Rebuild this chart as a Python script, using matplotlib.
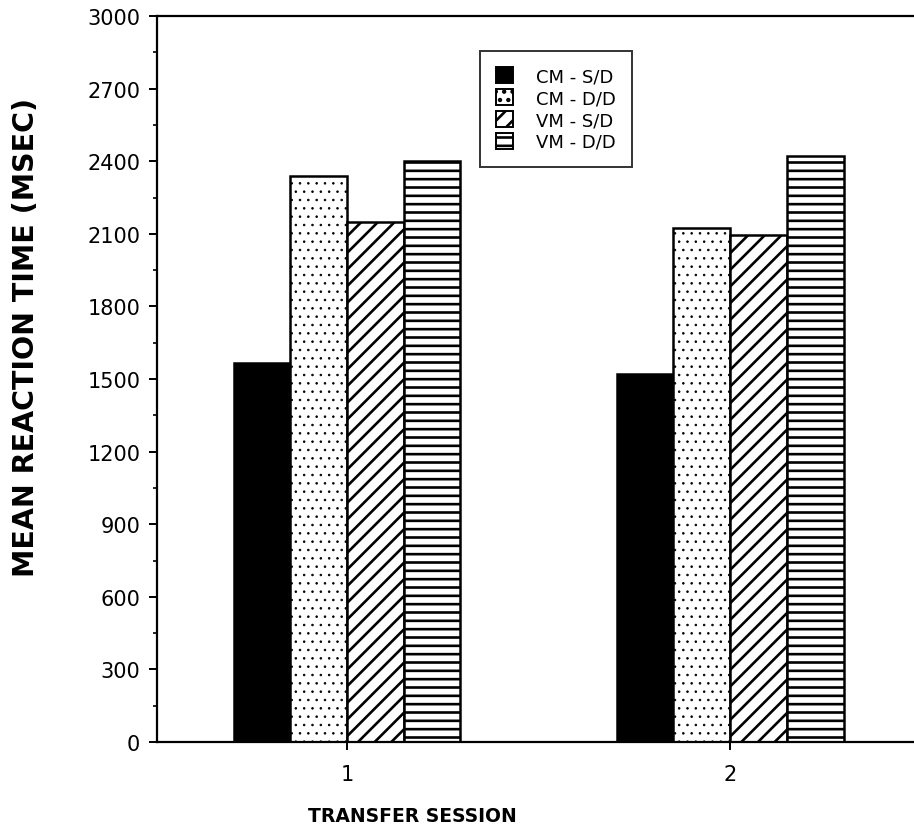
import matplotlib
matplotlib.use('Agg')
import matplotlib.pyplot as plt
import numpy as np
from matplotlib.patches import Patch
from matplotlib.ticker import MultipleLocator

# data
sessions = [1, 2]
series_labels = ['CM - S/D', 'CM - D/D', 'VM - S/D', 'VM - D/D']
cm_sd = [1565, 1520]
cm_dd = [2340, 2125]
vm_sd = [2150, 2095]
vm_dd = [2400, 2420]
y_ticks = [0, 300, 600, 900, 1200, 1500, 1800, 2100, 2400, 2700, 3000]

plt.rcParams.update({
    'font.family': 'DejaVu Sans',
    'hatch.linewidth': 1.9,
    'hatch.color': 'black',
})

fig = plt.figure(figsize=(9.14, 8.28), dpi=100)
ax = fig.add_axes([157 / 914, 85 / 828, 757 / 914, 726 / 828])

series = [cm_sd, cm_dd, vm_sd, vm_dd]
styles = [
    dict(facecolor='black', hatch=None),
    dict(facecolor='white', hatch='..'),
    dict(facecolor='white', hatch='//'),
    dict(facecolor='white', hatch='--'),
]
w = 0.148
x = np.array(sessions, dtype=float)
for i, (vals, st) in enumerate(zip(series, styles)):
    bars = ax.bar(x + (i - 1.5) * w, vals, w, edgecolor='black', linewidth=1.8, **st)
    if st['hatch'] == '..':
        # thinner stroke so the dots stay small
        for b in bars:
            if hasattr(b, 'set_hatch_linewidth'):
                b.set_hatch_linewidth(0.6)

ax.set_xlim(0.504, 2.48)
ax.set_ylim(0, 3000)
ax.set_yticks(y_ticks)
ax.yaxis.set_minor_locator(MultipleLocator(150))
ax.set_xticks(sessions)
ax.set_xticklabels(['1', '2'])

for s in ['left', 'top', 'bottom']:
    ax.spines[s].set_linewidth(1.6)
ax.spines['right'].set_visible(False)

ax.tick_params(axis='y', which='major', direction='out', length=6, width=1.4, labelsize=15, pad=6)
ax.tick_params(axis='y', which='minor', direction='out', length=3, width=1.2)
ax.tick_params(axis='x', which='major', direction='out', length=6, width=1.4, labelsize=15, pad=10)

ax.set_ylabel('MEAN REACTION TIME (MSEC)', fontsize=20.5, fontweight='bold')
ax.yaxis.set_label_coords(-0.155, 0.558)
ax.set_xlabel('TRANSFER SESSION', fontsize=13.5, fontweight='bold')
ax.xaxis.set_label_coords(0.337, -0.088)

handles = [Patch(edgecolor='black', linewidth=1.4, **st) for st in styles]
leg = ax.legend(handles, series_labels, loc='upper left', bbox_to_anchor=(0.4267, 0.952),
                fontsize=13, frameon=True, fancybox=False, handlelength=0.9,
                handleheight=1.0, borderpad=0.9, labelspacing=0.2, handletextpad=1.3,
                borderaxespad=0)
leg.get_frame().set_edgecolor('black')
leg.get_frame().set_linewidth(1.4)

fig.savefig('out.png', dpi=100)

## Exercise requirements
Only lines that contain the word "matplotlib" are wanted; copy each of them.

## Finished answer
Rebuild this chart as a Python script, using matplotlib.
import matplotlib
matplotlib.use('Agg')
import matplotlib.pyplot as plt
from matplotlib.patches import Patch
from matplotlib.ticker import MultipleLocator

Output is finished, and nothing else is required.